I was thinking about Dune recently.
Dune is one of my favourite books (also movies, even though they are so different). It is one of the few great works of genre fiction that so many subsequent authors draw from that somehow manages to seem cohesive and powerful even today.
Dune remains an unfinished series for me. I loved Dune Messiah, but was disappointed by Children of Dune. I have not had the heart to continue on into the series, despite most people saying it gets better.
Even as a standalone book, Frank Herbert’s Dune is impressive, dealing with topics that we are grappling with even now, in grand fashion.
- Extractivism: Dune has strong overtones of the age of industry, with the primary driver of conflict in the book being a resource of incredible scarcity and potence: spice. Control of the planet is vital to the Emperor and all of humanity since the spice is the basis of interstellar travel.
- Fanaticism: In Dune and Dune Messiah, the religious, tribal fanaticism of the Fremen is presented as a potent force. Despite everything man has learned and accomplished, it is the power of his irrational impulses and prejudices that produces the greatest fears. Sound familiar?

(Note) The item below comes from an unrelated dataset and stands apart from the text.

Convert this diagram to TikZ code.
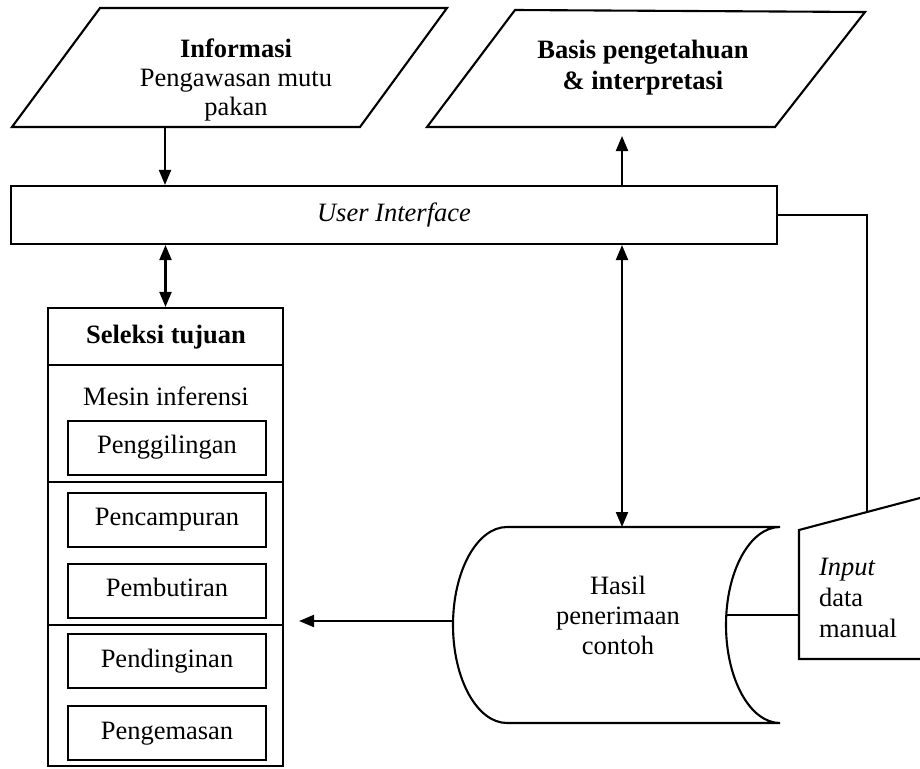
\documentclass[tikz,border=0pt]{standalone}
\usepackage{fontspec}
\setmainfont{Liberation Serif}
\usetikzlibrary{arrows.meta}
\begin{document}
\begin{tikzpicture}[x=1pt,y=-1pt, line width=2.1pt,
  every node/.style={font=\fontsize{26.5}{29}\selectfont, inner sep=0pt},
  arr/.style={-{Triangle[length=15pt,width=12pt]}},
  darr/.style={{Triangle[length=15pt,width=12pt]}-{Triangle[length=15pt,width=12pt]}},
  one/.style={text height=18pt, text depth=5.8pt},
  procbox/.style={draw, line width=2pt, minimum width=198pt, minimum height=54pt, one},
  lbl/.style={align=center}]
\useasboundingbox (0,0) rectangle (920,768);

% top data parallelograms
\draw (100,8) -- (447,8) -- (360,127) -- (12,127) -- cycle;
\node[lbl] (info) at (236,80) {\textbf{Informasi}\\Pengawasan mutu\\pakan};
\coordinate (infoB) at (165,127);

\draw (515,10) -- (865,12) -- (775,127) -- (427,127) -- cycle;
\node[lbl, font=\fontsize{26.5}{31}\selectfont\bfseries] (basis) at (643,67.5) {Basis pengetahuan\\\& interpretasi};
\coordinate (basisB) at (622,127);

% user interface
\node[draw, minimum width=766pt, minimum height=58pt, font=\fontsize{26.5}{29}\selectfont\itshape] (ui) at (394,215) {User Interface};

% goal selection / inference engine
\node[draw, minimum width=235pt, minimum height=458pt] (sel) at (165.5,537) {};
\draw (48,365) -- (283,365);
\draw (48,482) -- (283,482);
\draw (48,625) -- (283,625);
\node[one, font=\fontsize{26.5}{29}\selectfont\bfseries] (seltitle) at (166,337) {Seleksi tujuan};
\node[one] (mesin) at (166,399) {Mesin inferensi};
\node[procbox] (p1) at (167,447.5) {Penggilingan};
\node[procbox] (p2) at (167,519.5) {Pencampuran};
\node[procbox] (p3) at (167,590.5) {Pembutiran};
\node[procbox] (p4) at (167,661) {Pendinginan};
\node[procbox] (p5) at (167,733) {Pengemasan};

% stored data (cylinder)
\draw (507,527) -- (780,527) arc[start angle=90, end angle=270, x radius=54pt, y radius=98pt]
  -- (507,723) arc[start angle=270, end angle=90, x radius=54pt, y radius=98pt] -- cycle;
\node[lbl, font=\fontsize{26.5}{30}\selectfont] (hasil) at (618,615) {Hasil\\penerimaan\\contoh};
\coordinate (cylTop) at (622,527);
\coordinate (cylL) at (453,621);
\coordinate (cylR) at (726,615);

% manual input
\draw (799,530) -- (940,492.7) -- (940,659) -- (799,659) -- cycle;
\node[align=left, anchor=north west, font=\fontsize{26.5}{31}\selectfont] (inp) at (818,557) {\textit{Input}\\data\\manual};
\coordinate (inpL) at (799,615);
\coordinate (inpT) at (867,512);

% connectors
\draw[arr] (infoB) -- (ui.north -| infoB);
\draw[arr, shorten >=9pt] (ui.north -| basisB) -- (basisB);
\draw[darr] (ui.south -| sel.north) -- (sel.north);
\draw[darr] (ui.south -| cylTop) -- (cylTop);
\draw (ui.east) -| (inpT);
\draw (cylR) -- (inpL);
\draw[arr, shorten >=15pt] (cylL) -- (sel.east |- cylL);
\end{tikzpicture}
\end{document}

- Automation and AI: In Dune you read in passing of the Butlerian Jihad, a great religious upheaval against thinking machines and robots of all kinds. The Jihad rids known space of AI and sentient machines, but also sets humanity back into a kind of dark age. While Herbert’s view of automation and machines was often repeated in later scifi, his replacements for machinery in the genetic coding of the Bene Gesserit and things like the human computers known as mentats were very inventive. Star Wars has sentient robots but they fight wars like they are in the 1970’s and seems to indicate that they change very little of everyday life, Dune tackles these changes head on and builds a more cohesive universe.
- Transhumanism: Cloning, genetic modification, and outright shedding of one’s humanity figure deeply into Dune from the beginning. Herbert toys with the idea of prophecy heralding a certain needed sequence of genetics in Paul (or Leto II) and muses on the idea of clones and a human being becoming something else through technology or symbiosis. This is a surprisingly modern idea.
This along with the culture clashes, the philosophy and the deep politics of the series have made it stand out in my mind.